Posted: October 15, 2008 8:55 p.m.
Updated: December 17, 2008 5:00 a.m.

Brenna Mills, a seventh grade student at Trinity Classical Academy School in Newhall, works on her typing program in Mr. Mehringer's class.

 
Newhall's Trinity Classical Academy recently received accreditation from the Western Association of Schools and Colleges for its kindergarten-through-eighth-grade program.

"It will help us grow as a school, and colleges will recognize us as a real school," said Beth Weil, a Trinity ninth-grader who has attended the school since sixth grade. "I think colleges will see us now and respect us."

Achieving accreditation ensures that students graduating from Trinity will have valid transcripts for college and university acceptance. They can apply for scholarships, transfer credits and their credentials will be recognized by future employers.

"This is an amazing milestone for our school and speaks so highly of the hard work of our faculty and staff," said Liz Caddow, founder and head of the school. "The last thing a parent wants to contemplate when selecting a school is whether his or her student's transcripts will be accepted for college."
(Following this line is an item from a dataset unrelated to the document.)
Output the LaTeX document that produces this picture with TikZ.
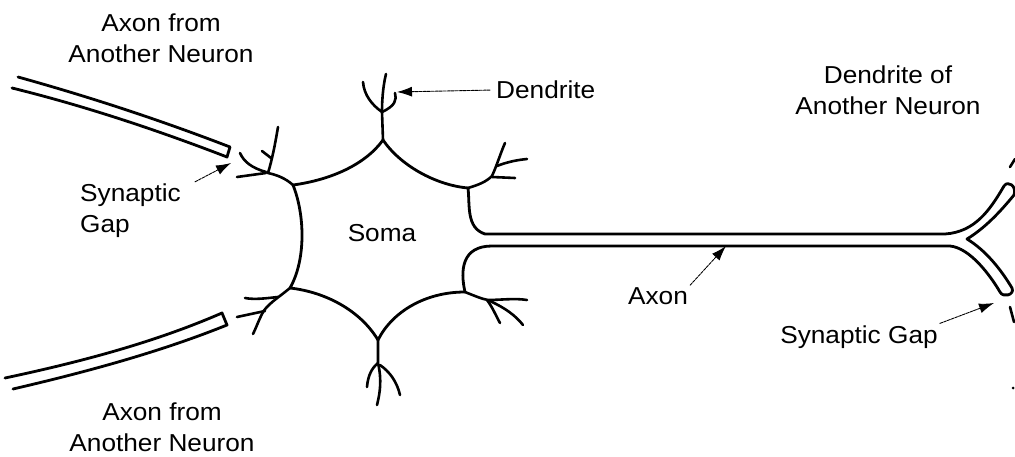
\documentclass[tikz,border=0pt]{standalone}
\usepackage{fontspec}
\setmainfont{Liberation Sans}[FakeStretch=1.07]
\usetikzlibrary{arrows.meta}

\begin{document}
\begin{tikzpicture}[x=1pt,y=-1pt,line cap=round,line join=round,
  membrane/.style={line width=2.8pt},
  twig/.style={line width=2.6pt},
  lbl/.style={font=\fontsize{24.5}{31}\selectfont,inner sep=2pt},
  pointer/.style={-{Latex[length=15pt,width=10pt]},line width=0.9pt,dash pattern=on 3pt off 1pt}]
\useasboundingbox (0,0) rectangle (1015,457);

% incoming axons
\draw[membrane] (18,77) .. controls (90,97) and (160,120) .. (230,147) -- (227,157)
  .. controls (157,130) and (85,106) .. (12,88);
\draw[membrane] (5,378) .. controls (90,360) and (160,340) .. (222,313) -- (227,325)
  .. controls (165,350) and (95,370) .. (13,389);

% soma
\draw[membrane] (293,185) .. controls (330,180) and (365,165) .. (383,140)
  .. controls (400,165) and (435,185) .. (468,188);
\draw[membrane] (293,185) .. controls (305,215) and (306,260) .. (290,288)
  .. controls (325,292) and (360,310) .. (378,340)
  .. controls (392,312) and (425,292) .. (465,292);

% axon and its forked end
\draw[membrane] (468,188) .. controls (470,205) and (466,228) .. (485,234) -- (945,234)
  .. controls (975,232) and (990,210) .. (1004,186)
  .. controls (1008,180) and (1017,186) .. (1014,195)
  .. controls (1000,212) and (985,228) .. (967,239)
  .. controls (985,250) and (1000,268) .. (1012,288)
  .. controls (1015,295) and (1003,298) .. (1000,292)
  .. controls (990,275) and (970,248) .. (950,246) -- (492,246)
  .. controls (462,246) and (460,270) .. (465,292);

% dendrite tufts
\draw[twig] (383,140) -- (382,112) .. controls (372,105) and (364,95) .. (363,82);
\draw[twig] (382,112) .. controls (382,95) and (384,82) .. (386,74);
\draw[twig] (382,112) .. controls (395,106) and (397,100) .. (395,93);

\draw[twig] (293,185) .. controls (285,178) and (277,175) .. (268,173)
  .. controls (272,160) and (275,145) .. (278,127);
\draw[twig] (271,158) -- (262,151);
\draw[twig] (266,172) .. controls (252,168) and (244,162) .. (240,153);
\draw[twig] (266,173) -- (237,177);

\draw[twig] (290,288) .. controls (278,298) and (266,305) .. (262,314)
  .. controls (258,322) and (256,328) .. (253,334);
\draw[twig] (278,297) .. controls (268,298) and (255,300) .. (245,298);
\draw[twig] (265,311) -- (237,317);

\draw[twig] (468,188) .. controls (478,185) and (486,182) .. (492,176)
  .. controls (497,165) and (501,152) .. (505,143);
\draw[twig] (497,166) .. controls (507,162) and (517,160) .. (527,159);
\draw[twig] (492,177) -- (515,178);

\draw[twig] (465,292) .. controls (475,296) and (482,299) .. (488,300)
  .. controls (500,300) and (515,298) .. (527,300);
\draw[twig] (490,301) .. controls (505,308) and (515,315) .. (523,325);
\draw[twig] (487,300) .. controls (493,308) and (496,316) .. (500,323);

\draw[twig] (378,340) -- (378,363) .. controls (382,380) and (380,393) .. (377,405);
\draw[twig] (378,363) .. controls (372,368) and (368,375) .. (367,387);
\draw[twig] (380,365) .. controls (390,372) and (397,382) .. (400,395);

% bits of the next neuron at the edge
\draw[twig] (1010,167) -- (1015,159);
\draw[twig] (1010,307) -- (1014,322);
\fill (1013,388) circle (1.5pt);

% labels
\node[lbl,align=center] (axonin) at (161,38) {Axon from\\Another Neuron};
\node[lbl,align=center] (axonout) at (162,427) {Axon from\\Another Neuron};
\node[lbl,align=left,anchor=west] (gapl) at (78,211) {Synaptic\\Gap};
\node[lbl,anchor=west] (dendl) at (494,90) {Dendrite};
\node[lbl,align=center] (otherl) at (888,90) {Dendrite of\\Another Neuron};
\node[lbl] (somal) at (382,233) {Soma};
\node[lbl] (axonl) at (658,296) {Axon};
\node[lbl] (gapr) at (859,337) {Synaptic Gap};

% pointers
\coordinate (dendtip) at (397,92);
\coordinate (gapltip) at (231,163);
\coordinate (axontip) at (726,246);
\coordinate (gaprtip) at (994,303);
\draw[pointer,shorten <=4pt] (dendl.west) -- (dendtip);
\draw[pointer] ([xshift=12pt]gapl.north east) -- (gapltip);
\draw[pointer] (axonl.north east) -- (axontip);
\draw[pointer] (gapr.north east) -- (gaprtip);
\end{tikzpicture}
\end{document}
Trinity opened in 2001 with 28 students in kindergarten through second grades. Its current enrollment is 245 with grades added over the years including ninth grade in August.

"Because of this accreditation, we are able to pursue in our self-study over the next two years the final accreditation of our high school as we add a grade each year," Caddow said. "We fully expect to excel in our self-study phase."

Trinity's goal has always been to build a premiere academic institution, according to Nancy Howell, a parent with three children at the school.

"I was excited (about the accreditation), of course, but I always kind of assumed it would happen," Howell said. "We always knew the direction in which the school was going."

Howell appreciates the school's rigorous curriculum and its Socratic method of teaching.

"They are producing a group of thinkers," she said. "I tell my (oldest) daughter she's being educated like our Founding Fathers."